Good general contractors demand proof of Workers’ Compensation insurance before hiring subcontractors. This type of insurance–commonly known as Workers’ Comp–protects workers if they are injured on the job by paying for their medical bills and other costs. But today, the News & Observer published a story that sheds light on a scam that puts workers at risk, leaving them vulnerable and unprotected.
Real insurance is expensive, but it is one of the costs of doing business–if you own a business and expect your employees to perform potentially dangerous work, then you need to protect them. To get around the costs, the scheme involves subcontractors purchasing “ghost” insurance instead of actual workers’ comp insurance. The the newspaper article described the case of contractor and employer Jimmy Worrell, and one of his long-time workers, Clementé Hernandez Gonzalez. According to the article, when Jimmy Worrell wanted proof of insurance coverage for his five-man crew, he apparently lied about the nature of his business:
He told his insurance agent that he had no employees and would exclude himself from the policy, his right as a sole proprietor. He declared that the crew of five he managed was made up of independent contractors instead of employees; the policy he bought covered a “ghost,” an unknown employee who might unexpectedly join him to work during the year.
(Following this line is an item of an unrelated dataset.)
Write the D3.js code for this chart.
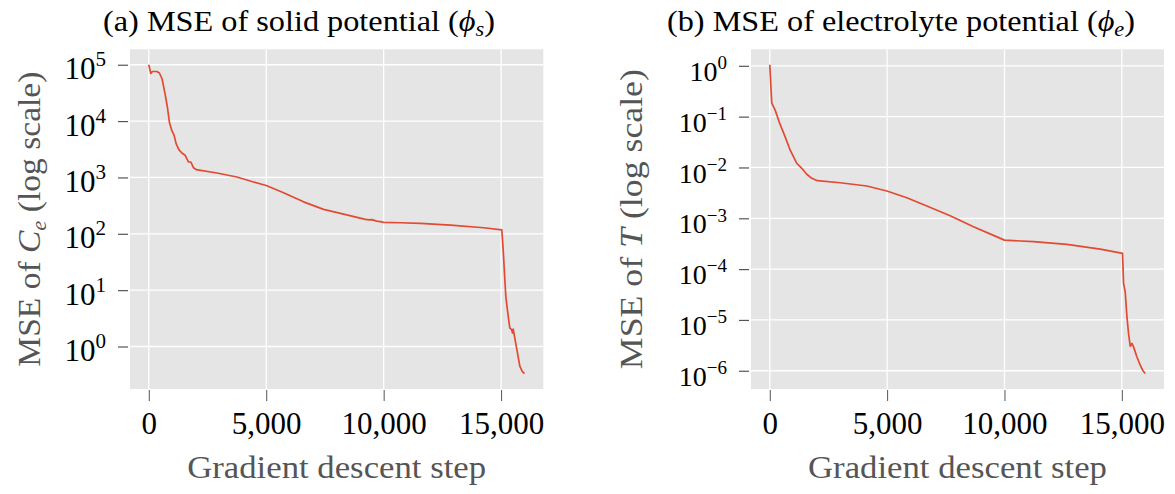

It’s unclear how many of the roughly 140,000 policies sold to North Carolina businesses each year are these bare-bones policies. No one keeps official count, but the North Carolina Rate Bureau knows of about 16,000 of the ghost policies written for high-risk employers that couldn’t buy workers’ compensation insurance on the open market….Officials at the Industrial Commission have seen the ghost policies for years, but they have not asked the legislature to address the practice. And when they see insurance agents sell ghost policies in improper circumstances, they rarely, if ever, report the problems to the Department of Insurance, which regulates agent conduct.
Such failure to communicate among state agencies has enabled business owners who break the law to flourish, while those following the law say they are increasingly shut out of work because of the high costs of doing business legally.
For injured workers like Gonzalez, working under a ghost policy is like walking a tightrope with a hole cut in your safety net. Since his catastrophic injury, Gonzalez has lost his home, and he cannot afford to get the optimal kinds of treatment for his level of severe injury.
At HensonFuerst, we don’t understand how ghost policies continue to be allowed to be written. Greed is a good guess. We represent many cases of catastrophic injury, and many workers’ comp cases. Even with the best insurance, injury changes lives. The financial compensation is necessary to help someone survive, but it doesn’t come close to compensating individuals and families for a lifetime of paralysis…or missing limbs…or blindness…or any of the other serious injuries we see everyday.
We hope that this series of article in the News & Observer will spur legislators and industry insiders to change the way workers’ compensation policies are written. People who put their health on the line for their employers are owed that much.